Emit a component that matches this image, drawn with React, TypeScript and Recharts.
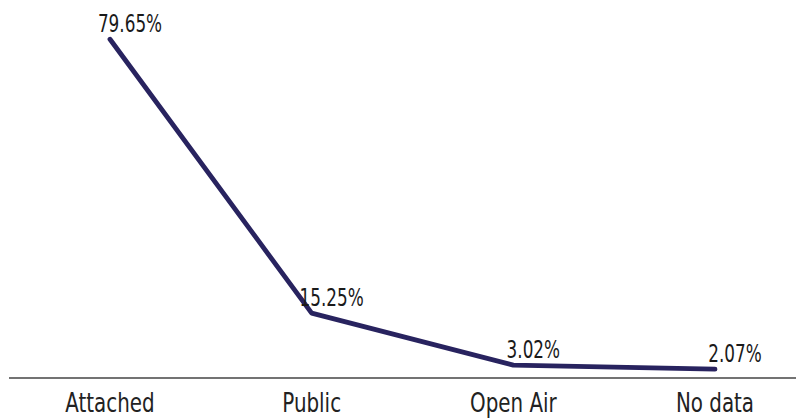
import { LineChart, Line, XAxis, YAxis, LabelList } from 'recharts';

const categories = ['Attached', 'Public', 'Open Air', 'No data'];
const shares = [79.65, 15.25, 3.02, 2.07];

const chartData = categories.map((name, i) => ({ name, value: shares[i] }));

const FONT = '"DejaVu Sans Condensed", "Liberation Sans Narrow", sans-serif';

// narrow the condensed face a bit more so it reads like the original
function ValueLabel(props: any) {
  const { x, y, value } = props;
  return (
    <text
      transform={`translate(${x + 20}, ${y - 7}) scale(0.78, 1)`}
      textAnchor="middle"
      fill="#1a1a1a"
      fontSize={24}
      fontFamily={FONT}
    >
      {`${value.toFixed(2)}%`}
    </text>
  );
}

function CategoryTick(props: any) {
  const { x, y, payload } = props;
  return (
    <text
      transform={`translate(${x}, ${y + 34}) scale(0.85, 1)`}
      textAnchor="middle"
      fill="#222"
      fontSize={26}
      fontFamily={FONT}
    >
      {payload.value}
    </text>
  );
}

export default function App() {
  return (
    <div style={{ width: 796, height: 410, overflow: 'hidden' }}>
      <LineChart
        width={808}
        height={410}
        data={chartData}
        margin={{ top: 0, right: 0, bottom: 0, left: 1 }}
      >
        <XAxis
          dataKey="name"
          height={40}
          padding={{ left: 101, right: 101 }}
          axisLine={{ stroke: '#444', strokeWidth: 1.5 }}
          tickLine={false}
          tickSize={0}
          tickMargin={0}
          interval={0}
          tick={<CategoryTick />}
        />
        <YAxis hide domain={[0, 87]} />
        <Line
          type="linear"
          dataKey="value"
          stroke="#28235f"
          strokeWidth={4.8}
          strokeLinecap="round"
          strokeLinejoin="round"
          dot={false}
          activeDot={false}
          isAnimationActive={false}
        >
          <LabelList dataKey="value" content={<ValueLabel />} />
        </Line>
      </LineChart>
    </div>
  );
}
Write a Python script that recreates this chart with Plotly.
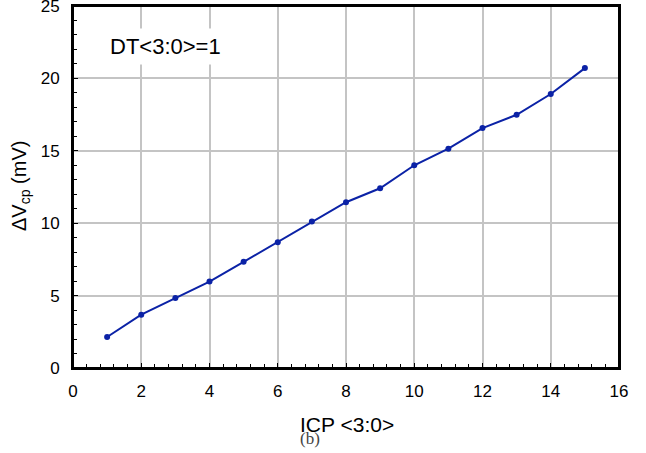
import plotly.graph_objects as go

# ICP code vs. measured charge-pump voltage step
icp_code = [1, 2, 3, 4, 5, 6, 7, 8, 9, 10, 11, 12, 13, 14, 15]
delta_vcp_mv = [2.14, 3.68, 4.83, 5.97, 7.33, 8.69, 10.11, 11.45, 12.41,
                14.0, 15.15, 16.57, 17.49, 18.92, 20.71]

x_ticks = [0, 2, 4, 6, 8, 10, 12, 14, 16]
y_ticks = [0, 5, 10, 15, 20, 25]

W, H = 646, 453
ML, MR, MT, MB = 73, 27, 6, 85
plot_w = W - ML - MR
plot_h = H - MT - MB


def px_x(px):
    return (px - ML) / plot_w


def px_y(py):
    return (H - MB - py) / plot_h


line_color = "#0b22a6"
sans = "Liberation Sans, Arial, sans-serif"
tick_font = dict(family=sans, size=17, color="#000")

fig = go.Figure()
fig.add_trace(go.Scatter(
    x=icp_code, y=delta_vcp_mv, mode="lines+markers",
    line=dict(color=line_color, width=2),
    marker=dict(color=line_color, size=6),
    showlegend=False, hoverinfo="x+y",
))

axis_common = dict(
    showline=True, linecolor="#000", linewidth=2, mirror=True,
    showgrid=True, gridcolor="#c4c4c4", gridwidth=1.5,
    zeroline=False, ticks="inside", ticklen=5, tickwidth=1, tickcolor="#000",
    tickfont=tick_font, fixedrange=True, ticklabeloverflow="allow",
    automargin=False, layer="above traces",
)

fig.update_xaxes(
    range=[0, 16], tickvals=x_ticks, ticktext=[str(v) for v in x_ticks],
    minor=dict(dtick=0.4, tick0=0, ticks="inside", ticklen=4, tickcolor="#000", showgrid=False),
    ticklabelstandoff=7,
    **axis_common,
)
fig.update_yaxes(
    range=[0, 25], tickvals=y_ticks, ticktext=[str(v) for v in y_ticks],
    minor=dict(dtick=1, tick0=0, ticks="inside", ticklen=4, tickcolor="#000", showgrid=False),
    ticklabelstandoff=8,
    **axis_common,
)

fig.update_layout(
    width=W, height=H,
    margin=dict(l=ML, r=MR, t=MT, b=MB, autoexpand=False),
    paper_bgcolor="white", plot_bgcolor="white",
    # black frame around the plotting area
    shapes=[dict(type="rect", xref="paper", yref="paper", x0=0, y0=0, x1=1, y1=1,
                 line=dict(color="#000", width=2), layer="above")],
    annotations=[
        dict(text="DT<3:0>=1", x=px_x(104), y=px_y(47), xref="paper", yref="paper",
             xanchor="left", yanchor="middle", showarrow=False,
             bgcolor="white", borderpad=5,
             font=dict(family=sans, size=22, color="#000")),
        dict(text="ΔV<sub>cp</sub> (mV)", x=px_x(21), y=px_y(186), xref="paper", yref="paper",
             xanchor="center", yanchor="middle", showarrow=False, textangle=-90,
             font=dict(family=sans, size=20, color="#000")),
        dict(text="ICP <3:0>", x=px_x(347), y=px_y(424), xref="paper", yref="paper",
             xanchor="center", yanchor="middle", showarrow=False,
             font=dict(family=sans, size=21, color="#000")),
        dict(text="(b)", x=px_x(310), y=px_y(438), xref="paper", yref="paper",
             xanchor="center", yanchor="middle", showarrow=False,
             font=dict(family="Liberation Serif, Times New Roman, serif", size=17, color="#444")),
    ],
)

fig.write_html("out.html")
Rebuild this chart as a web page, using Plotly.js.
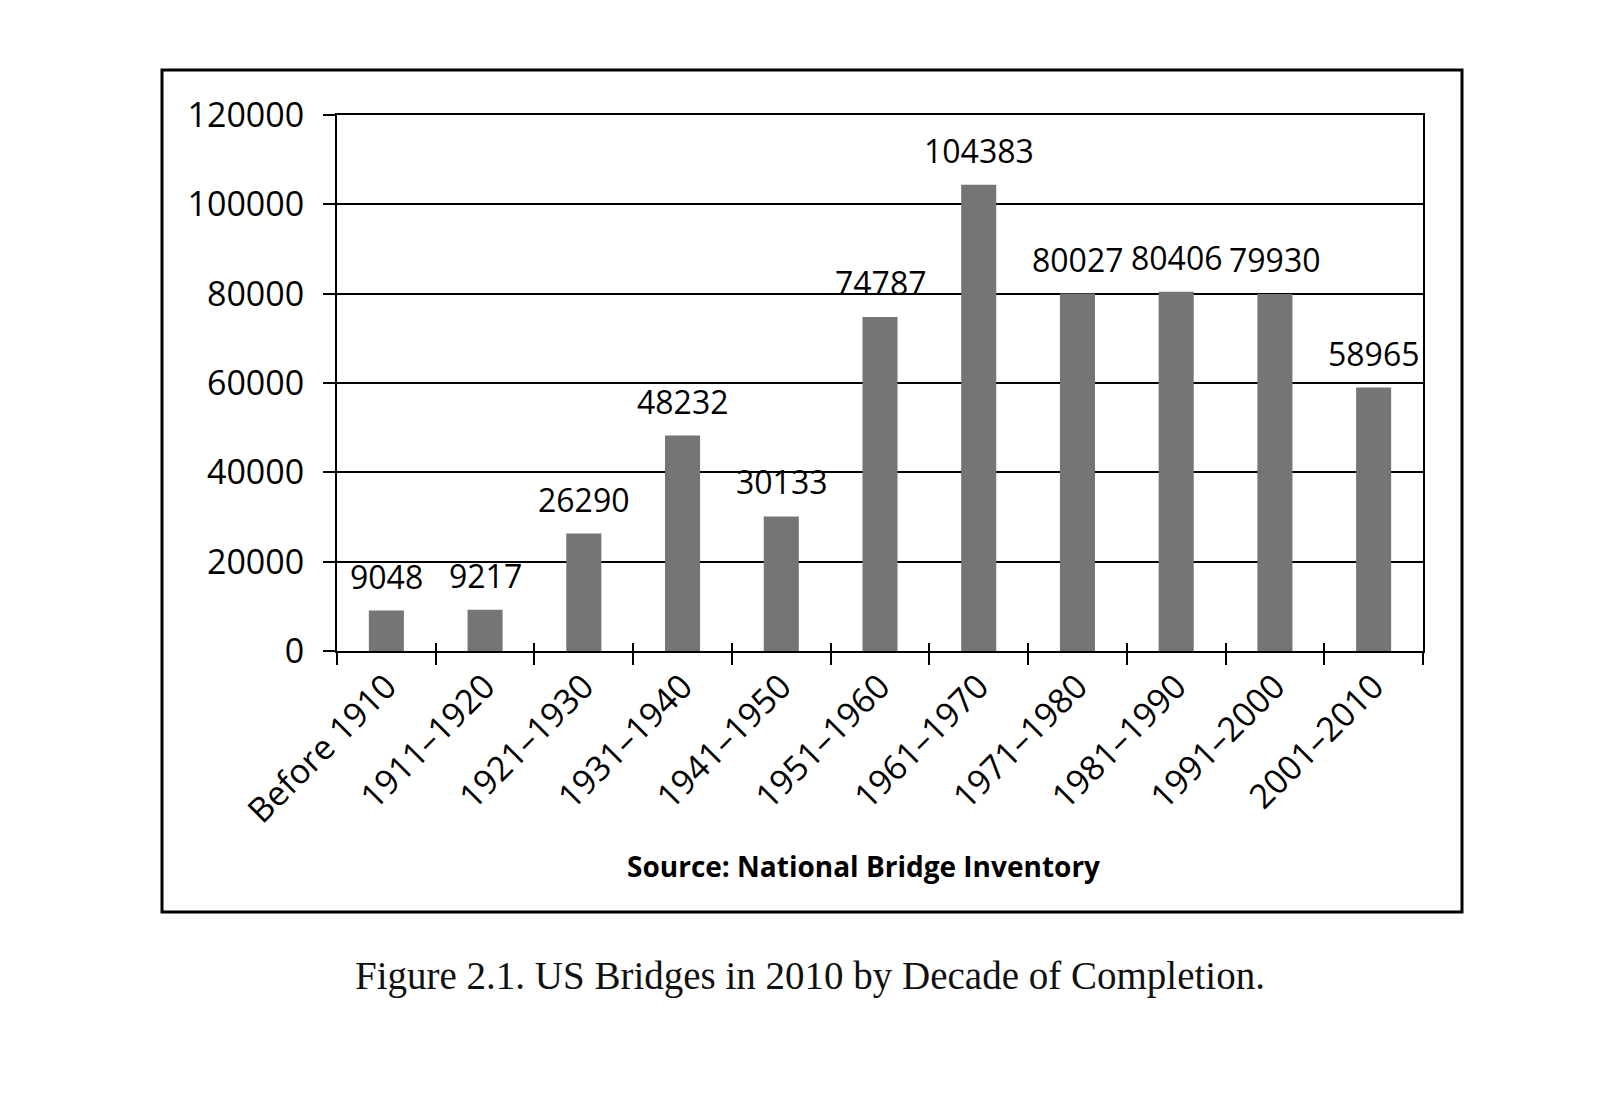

- What to work on
Where a line above holds the string "with", show that line.

- The completed task
Emit a component that matches this image, drawn with React, TypeScript and Recharts.
Write a Python script that recreates this chart with Plotly.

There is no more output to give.